Female directors of UK firms work longer than their male counterparts but earn on average 19% - or £14,028 - a year less, a study suggests.
The basic average salary of a male UK business director is £74,028
And the gender pay gap in the voluntary sector is about 25%, the Institute of Directors (IOD) report said.
Most directors, whether male or female, had only "moderate" pay rises last year and fewer than 50% of managing directors got company cars, it added.
The 'fat cat' image of Britain's bosses was misleading, the report claimed.
It found that the average female director earned £60,000 and worked 51.25 hours a week in a small-to-medium company and 57 hours in a larger firm.

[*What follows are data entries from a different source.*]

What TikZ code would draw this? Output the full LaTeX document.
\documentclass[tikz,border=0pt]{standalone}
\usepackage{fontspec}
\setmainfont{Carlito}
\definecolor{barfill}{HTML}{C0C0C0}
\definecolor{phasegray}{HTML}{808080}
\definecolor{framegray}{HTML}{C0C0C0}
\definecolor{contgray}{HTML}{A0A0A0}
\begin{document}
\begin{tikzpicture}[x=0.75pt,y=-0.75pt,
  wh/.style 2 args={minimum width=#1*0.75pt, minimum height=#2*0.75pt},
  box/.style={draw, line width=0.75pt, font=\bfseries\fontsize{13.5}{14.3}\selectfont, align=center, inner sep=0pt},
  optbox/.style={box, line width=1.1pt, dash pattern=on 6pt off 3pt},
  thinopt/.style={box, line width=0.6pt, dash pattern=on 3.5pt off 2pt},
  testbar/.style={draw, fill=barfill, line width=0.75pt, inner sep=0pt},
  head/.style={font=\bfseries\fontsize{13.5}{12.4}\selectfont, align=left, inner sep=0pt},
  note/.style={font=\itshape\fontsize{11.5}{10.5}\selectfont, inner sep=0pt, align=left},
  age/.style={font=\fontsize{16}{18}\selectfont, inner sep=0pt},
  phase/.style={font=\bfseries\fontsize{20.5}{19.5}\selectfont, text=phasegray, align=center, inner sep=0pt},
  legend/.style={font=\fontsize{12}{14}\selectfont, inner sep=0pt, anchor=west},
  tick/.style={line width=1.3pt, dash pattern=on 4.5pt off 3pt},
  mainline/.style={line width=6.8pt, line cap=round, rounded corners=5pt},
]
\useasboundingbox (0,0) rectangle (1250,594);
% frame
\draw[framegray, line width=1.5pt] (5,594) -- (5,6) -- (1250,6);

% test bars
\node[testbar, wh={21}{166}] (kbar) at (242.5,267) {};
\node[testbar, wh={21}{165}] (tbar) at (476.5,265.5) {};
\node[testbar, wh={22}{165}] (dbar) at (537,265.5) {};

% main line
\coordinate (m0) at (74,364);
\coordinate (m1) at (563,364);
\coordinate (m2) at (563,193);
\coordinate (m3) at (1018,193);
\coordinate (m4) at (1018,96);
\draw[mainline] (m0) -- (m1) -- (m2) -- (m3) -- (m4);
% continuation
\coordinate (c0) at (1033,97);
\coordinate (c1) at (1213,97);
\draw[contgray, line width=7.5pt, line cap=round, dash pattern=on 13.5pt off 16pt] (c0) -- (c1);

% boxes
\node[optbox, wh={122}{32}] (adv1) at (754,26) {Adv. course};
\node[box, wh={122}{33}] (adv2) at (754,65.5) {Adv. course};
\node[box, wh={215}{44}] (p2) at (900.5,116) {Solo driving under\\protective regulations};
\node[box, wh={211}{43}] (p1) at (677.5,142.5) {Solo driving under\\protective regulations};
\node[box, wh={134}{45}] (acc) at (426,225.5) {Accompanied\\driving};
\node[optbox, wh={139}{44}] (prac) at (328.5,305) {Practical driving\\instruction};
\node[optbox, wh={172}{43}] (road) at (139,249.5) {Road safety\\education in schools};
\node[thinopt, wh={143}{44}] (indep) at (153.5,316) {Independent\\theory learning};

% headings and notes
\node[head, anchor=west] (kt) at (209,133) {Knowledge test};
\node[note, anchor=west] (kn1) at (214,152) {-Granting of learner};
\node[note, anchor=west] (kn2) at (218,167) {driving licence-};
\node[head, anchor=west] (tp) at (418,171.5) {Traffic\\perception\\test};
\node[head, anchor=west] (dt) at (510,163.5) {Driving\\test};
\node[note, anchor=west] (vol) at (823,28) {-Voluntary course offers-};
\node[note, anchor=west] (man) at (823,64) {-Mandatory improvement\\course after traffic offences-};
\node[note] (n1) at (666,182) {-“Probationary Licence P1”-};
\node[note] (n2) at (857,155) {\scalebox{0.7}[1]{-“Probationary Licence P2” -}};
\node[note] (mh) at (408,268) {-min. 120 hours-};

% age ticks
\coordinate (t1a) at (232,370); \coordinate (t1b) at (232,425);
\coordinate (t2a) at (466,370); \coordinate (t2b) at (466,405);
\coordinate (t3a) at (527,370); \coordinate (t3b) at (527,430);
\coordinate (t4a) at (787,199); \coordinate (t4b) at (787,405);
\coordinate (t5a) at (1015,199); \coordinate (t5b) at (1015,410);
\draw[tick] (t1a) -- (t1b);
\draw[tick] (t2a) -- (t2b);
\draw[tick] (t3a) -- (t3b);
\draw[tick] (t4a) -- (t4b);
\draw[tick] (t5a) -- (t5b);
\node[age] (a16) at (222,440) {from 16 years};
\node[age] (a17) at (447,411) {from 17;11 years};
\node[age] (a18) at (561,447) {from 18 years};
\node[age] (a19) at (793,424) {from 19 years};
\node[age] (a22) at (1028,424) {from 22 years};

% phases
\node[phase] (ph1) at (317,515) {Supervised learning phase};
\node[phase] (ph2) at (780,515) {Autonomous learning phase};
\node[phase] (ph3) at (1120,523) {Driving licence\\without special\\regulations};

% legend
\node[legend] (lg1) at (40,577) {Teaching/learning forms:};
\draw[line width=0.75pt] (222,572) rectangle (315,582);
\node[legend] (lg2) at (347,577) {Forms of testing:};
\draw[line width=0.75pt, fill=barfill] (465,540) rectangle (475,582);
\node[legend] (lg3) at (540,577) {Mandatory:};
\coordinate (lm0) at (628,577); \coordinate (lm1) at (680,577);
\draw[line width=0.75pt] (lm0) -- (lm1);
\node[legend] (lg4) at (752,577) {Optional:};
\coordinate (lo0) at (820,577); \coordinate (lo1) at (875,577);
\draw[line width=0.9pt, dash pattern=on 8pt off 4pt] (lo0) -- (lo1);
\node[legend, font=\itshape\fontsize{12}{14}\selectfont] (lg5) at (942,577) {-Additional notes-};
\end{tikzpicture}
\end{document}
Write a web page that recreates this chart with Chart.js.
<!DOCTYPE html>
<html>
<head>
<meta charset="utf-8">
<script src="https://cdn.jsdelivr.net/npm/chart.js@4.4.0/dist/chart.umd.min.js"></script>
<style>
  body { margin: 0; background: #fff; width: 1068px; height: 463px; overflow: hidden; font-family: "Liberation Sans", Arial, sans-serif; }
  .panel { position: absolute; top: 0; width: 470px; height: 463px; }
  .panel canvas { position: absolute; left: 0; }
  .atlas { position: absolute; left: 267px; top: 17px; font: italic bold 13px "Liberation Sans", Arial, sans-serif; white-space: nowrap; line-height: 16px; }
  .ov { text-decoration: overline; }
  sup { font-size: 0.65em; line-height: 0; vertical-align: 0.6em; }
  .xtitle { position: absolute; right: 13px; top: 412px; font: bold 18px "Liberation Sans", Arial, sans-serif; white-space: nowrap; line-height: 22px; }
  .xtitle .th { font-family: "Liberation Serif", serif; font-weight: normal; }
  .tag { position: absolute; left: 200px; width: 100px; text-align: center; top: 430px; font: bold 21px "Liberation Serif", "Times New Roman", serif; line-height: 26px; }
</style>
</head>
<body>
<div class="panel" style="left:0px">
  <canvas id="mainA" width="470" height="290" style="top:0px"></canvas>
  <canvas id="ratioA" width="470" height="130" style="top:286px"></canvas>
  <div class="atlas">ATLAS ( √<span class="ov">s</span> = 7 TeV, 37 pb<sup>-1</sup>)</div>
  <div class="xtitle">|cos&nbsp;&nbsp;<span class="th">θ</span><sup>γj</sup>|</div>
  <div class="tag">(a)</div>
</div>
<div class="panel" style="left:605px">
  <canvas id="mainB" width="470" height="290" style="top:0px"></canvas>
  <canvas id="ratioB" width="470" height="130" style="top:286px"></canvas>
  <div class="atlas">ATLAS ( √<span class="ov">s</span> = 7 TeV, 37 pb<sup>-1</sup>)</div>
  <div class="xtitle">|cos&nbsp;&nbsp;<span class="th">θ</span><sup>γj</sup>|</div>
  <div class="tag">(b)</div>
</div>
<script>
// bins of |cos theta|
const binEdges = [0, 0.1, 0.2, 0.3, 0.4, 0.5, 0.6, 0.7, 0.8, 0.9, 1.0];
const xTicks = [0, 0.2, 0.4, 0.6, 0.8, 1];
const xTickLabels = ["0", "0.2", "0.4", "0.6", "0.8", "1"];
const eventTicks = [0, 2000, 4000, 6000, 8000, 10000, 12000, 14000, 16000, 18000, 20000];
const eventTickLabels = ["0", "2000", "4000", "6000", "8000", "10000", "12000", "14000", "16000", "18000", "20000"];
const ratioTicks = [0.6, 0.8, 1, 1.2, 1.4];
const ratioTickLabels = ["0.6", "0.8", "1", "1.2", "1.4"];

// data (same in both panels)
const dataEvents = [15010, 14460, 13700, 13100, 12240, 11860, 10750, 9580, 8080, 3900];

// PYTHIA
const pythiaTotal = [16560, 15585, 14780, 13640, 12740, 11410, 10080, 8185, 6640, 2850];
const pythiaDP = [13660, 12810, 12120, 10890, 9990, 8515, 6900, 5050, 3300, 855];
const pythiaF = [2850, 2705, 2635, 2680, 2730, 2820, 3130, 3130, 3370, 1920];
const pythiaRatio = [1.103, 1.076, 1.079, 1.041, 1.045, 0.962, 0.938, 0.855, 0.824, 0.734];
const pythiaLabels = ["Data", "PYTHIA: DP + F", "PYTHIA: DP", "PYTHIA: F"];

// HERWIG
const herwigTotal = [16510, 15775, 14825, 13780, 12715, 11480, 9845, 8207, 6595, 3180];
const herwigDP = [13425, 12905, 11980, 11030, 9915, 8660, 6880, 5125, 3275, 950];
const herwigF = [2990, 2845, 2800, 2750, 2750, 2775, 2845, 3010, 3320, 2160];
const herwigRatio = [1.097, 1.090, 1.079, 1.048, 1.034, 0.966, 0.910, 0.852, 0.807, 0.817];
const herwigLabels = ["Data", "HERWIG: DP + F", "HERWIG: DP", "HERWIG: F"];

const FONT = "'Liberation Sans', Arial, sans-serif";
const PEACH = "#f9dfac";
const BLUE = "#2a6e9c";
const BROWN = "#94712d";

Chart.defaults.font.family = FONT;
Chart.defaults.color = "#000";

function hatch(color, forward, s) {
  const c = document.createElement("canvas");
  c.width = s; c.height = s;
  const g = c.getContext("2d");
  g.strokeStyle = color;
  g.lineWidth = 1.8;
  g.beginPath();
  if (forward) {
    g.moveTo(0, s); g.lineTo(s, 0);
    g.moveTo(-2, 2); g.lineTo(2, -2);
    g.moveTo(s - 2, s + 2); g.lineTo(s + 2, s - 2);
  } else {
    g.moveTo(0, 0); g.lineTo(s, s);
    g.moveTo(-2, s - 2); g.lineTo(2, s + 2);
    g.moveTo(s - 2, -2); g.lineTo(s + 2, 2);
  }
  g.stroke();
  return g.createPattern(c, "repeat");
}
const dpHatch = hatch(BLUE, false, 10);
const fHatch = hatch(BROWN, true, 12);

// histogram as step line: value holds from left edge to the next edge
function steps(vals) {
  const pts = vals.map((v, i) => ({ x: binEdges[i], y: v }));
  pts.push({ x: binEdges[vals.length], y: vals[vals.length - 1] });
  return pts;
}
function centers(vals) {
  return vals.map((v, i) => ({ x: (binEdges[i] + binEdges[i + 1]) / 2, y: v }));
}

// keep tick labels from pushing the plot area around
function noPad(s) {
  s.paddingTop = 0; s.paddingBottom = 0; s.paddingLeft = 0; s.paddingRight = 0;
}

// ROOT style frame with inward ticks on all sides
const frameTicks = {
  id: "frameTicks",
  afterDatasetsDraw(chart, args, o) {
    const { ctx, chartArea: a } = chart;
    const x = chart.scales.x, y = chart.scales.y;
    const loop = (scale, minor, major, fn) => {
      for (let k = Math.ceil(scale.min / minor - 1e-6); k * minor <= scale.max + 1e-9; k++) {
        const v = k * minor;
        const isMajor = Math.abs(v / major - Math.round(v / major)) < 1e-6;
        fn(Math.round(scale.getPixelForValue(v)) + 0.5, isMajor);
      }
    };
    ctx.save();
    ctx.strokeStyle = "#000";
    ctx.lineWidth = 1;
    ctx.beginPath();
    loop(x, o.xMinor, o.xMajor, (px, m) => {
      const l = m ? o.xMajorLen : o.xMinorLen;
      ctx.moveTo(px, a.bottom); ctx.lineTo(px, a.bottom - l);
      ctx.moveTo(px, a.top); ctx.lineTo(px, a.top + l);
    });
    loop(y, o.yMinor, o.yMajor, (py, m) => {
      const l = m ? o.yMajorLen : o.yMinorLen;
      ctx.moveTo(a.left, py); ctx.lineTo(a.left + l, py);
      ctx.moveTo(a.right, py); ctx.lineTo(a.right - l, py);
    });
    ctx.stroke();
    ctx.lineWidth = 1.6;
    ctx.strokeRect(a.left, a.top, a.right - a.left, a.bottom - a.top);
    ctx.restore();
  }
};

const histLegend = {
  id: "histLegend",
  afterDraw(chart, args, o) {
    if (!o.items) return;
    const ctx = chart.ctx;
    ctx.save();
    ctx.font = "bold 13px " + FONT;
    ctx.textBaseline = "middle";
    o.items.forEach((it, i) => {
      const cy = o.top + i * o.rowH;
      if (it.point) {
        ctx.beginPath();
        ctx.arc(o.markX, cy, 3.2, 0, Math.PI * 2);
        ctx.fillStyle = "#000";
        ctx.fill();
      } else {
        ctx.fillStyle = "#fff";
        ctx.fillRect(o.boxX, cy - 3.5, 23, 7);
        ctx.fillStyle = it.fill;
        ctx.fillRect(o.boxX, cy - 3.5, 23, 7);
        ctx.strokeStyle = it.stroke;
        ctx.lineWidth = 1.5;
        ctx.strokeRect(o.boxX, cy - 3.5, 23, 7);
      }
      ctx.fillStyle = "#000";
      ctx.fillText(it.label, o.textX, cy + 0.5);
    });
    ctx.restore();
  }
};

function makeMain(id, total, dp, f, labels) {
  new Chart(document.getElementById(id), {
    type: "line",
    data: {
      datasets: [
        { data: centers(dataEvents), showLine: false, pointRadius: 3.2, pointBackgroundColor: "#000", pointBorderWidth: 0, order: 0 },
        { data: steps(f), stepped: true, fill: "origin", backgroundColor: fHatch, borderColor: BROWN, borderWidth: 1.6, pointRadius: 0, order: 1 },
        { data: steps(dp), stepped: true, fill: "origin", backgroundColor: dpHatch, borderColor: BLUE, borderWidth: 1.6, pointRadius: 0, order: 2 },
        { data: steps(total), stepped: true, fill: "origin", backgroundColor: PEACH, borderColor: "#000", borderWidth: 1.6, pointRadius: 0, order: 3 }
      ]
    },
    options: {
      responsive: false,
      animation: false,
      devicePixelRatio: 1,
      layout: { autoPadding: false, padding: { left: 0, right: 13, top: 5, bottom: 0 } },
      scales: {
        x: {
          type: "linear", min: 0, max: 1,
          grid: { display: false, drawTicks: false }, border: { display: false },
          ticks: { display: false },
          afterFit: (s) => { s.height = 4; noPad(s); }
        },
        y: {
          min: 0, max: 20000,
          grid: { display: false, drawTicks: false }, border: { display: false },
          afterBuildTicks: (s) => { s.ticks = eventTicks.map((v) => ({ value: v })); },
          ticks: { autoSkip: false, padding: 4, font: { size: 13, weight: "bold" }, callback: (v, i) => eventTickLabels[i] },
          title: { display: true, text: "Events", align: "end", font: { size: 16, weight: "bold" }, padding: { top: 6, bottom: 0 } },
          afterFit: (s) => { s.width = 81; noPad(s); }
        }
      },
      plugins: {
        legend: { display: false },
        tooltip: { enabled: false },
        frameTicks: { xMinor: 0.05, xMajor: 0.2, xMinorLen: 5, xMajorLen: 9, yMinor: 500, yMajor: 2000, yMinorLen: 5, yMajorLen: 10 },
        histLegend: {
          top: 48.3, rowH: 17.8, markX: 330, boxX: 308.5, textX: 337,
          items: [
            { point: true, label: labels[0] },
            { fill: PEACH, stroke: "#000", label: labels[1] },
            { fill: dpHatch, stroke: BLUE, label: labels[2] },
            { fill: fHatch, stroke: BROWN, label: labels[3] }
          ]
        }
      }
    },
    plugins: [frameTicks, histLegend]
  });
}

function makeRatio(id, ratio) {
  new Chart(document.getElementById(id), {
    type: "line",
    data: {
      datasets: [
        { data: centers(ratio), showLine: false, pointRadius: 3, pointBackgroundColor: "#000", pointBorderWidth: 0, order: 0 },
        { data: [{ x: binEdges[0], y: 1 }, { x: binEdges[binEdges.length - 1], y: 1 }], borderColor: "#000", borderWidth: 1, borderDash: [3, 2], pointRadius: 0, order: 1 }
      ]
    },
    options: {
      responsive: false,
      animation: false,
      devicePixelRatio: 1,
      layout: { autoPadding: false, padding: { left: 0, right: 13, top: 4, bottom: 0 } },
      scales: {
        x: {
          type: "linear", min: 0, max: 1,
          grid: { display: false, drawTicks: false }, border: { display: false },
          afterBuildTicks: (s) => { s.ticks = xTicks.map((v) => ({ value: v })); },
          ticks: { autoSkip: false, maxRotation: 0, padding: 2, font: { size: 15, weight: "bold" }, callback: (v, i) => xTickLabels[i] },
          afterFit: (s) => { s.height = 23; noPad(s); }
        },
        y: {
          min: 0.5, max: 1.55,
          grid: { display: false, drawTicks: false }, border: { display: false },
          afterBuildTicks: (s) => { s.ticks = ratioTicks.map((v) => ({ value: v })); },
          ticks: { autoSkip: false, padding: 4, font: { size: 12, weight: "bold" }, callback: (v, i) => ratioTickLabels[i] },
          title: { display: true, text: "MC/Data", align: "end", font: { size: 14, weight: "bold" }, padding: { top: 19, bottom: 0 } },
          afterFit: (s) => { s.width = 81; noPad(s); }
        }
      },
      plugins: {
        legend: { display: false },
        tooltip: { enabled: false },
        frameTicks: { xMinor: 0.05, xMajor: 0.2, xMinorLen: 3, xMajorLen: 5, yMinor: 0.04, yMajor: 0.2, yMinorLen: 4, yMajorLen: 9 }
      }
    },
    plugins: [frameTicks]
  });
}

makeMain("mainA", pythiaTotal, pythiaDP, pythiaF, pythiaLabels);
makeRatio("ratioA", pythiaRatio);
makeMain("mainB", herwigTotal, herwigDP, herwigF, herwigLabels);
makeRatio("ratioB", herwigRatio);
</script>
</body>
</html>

Their male counterparts had an average basic pay of £74,028 and spent on average 50 hours at work or 55 hours at a larger firm - described as one which turned over between £50m and £500m a year.
"Although there has been a decrease from a 24% gap to 19% this is hardly grounds for celebration", said IoD general director Miles Templeman.
"Even those who break through the glass ceiling and reach board level will find there's another roof over their heads."
The average director had a 3.2% pay rise last year, the IoD said, with "significant " numbers not taking all of their holiday entitlement.
The IoD study, with pay consultancy group Croner Reward, looked at 3,815 director jobs at about 1,000 organisations.
It found considerable regional disparities with London-based directors earning more than 30% more than directors in Northern Ireland.
In the East Midlands, the average director earned 3.2% above the average national rate, while those in Scotland and North West England were paid 11% to 21% below that level.
"It's right that directors' pay is coming under ever increasing scrutiny but we need to highlight the clear distinction between the FTSE 100 and the vast majority of businesses which make up UK plc," Mr Templeman said.
A separate study by the Chartered Management Institute (CMI) found that women managers were still being paid on average £5,147 a year, or 12%, less then men.
This was despite the female bosses having gained bigger pay rises than their male counterparts for the 10th year in a row.
Its survey found that the average salary, including bonuses, for female managers rose in 2005 to £43,521, while men earned £48,668.